Most often, a company’s accrued expenses are closely aligned with operating expenses (e.g. rent, utilities).

With that said, the standard modeling convention for modeling the current liability is as a percentage of operating expenses (OpEx) — i.e. the growth is tied to the growth in OpEx.

However, if the amount of the expense is negligible, the account can be combined with accounts payable (A/P) or projected to grow in line with revenue growth.

Here, we’ll be projecting the expense as a % of operating expenses.

The following assumptions will be used in our model.

Year 0 Financials:

  • Operating Expenses (OpEx) = $80 million (Increase by $20 Each Year)
  • Accrued Expenses = $12m (Decline by 0.5% as Percentage of OpEx Each Year)
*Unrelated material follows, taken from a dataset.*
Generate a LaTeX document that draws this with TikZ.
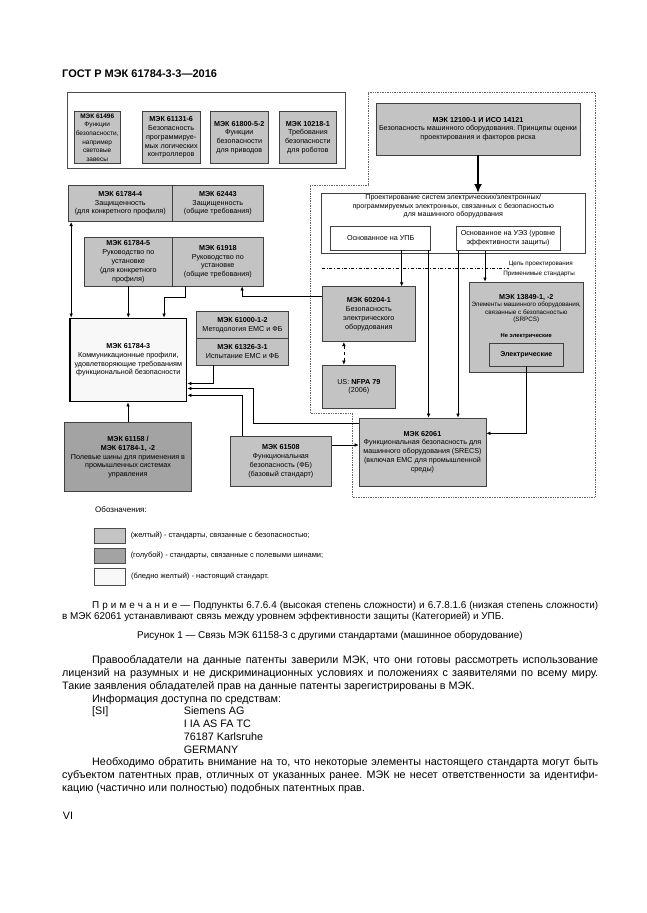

In Year 0, our historical period, we can calculate the driver as:

  • Accrued Expenses % of OpEx (Year 0) = $12 million ÷ $80 million = 15.0%

Then, for the forecast period, the accrued expenses will be equal to the % OpEx assumption multiplied by the matching period OpEx.

From Year 0 to Year 5, our assumption declines from 15.0% to 12.5%, and the following change occurs in the projected values:

  • Year 0 to Year 5: $12 million ➝ $23 million

In closing, our model’s roll-forward schedule captures the change in accrued expenses, and the ending balance flows into the current period balance sheet.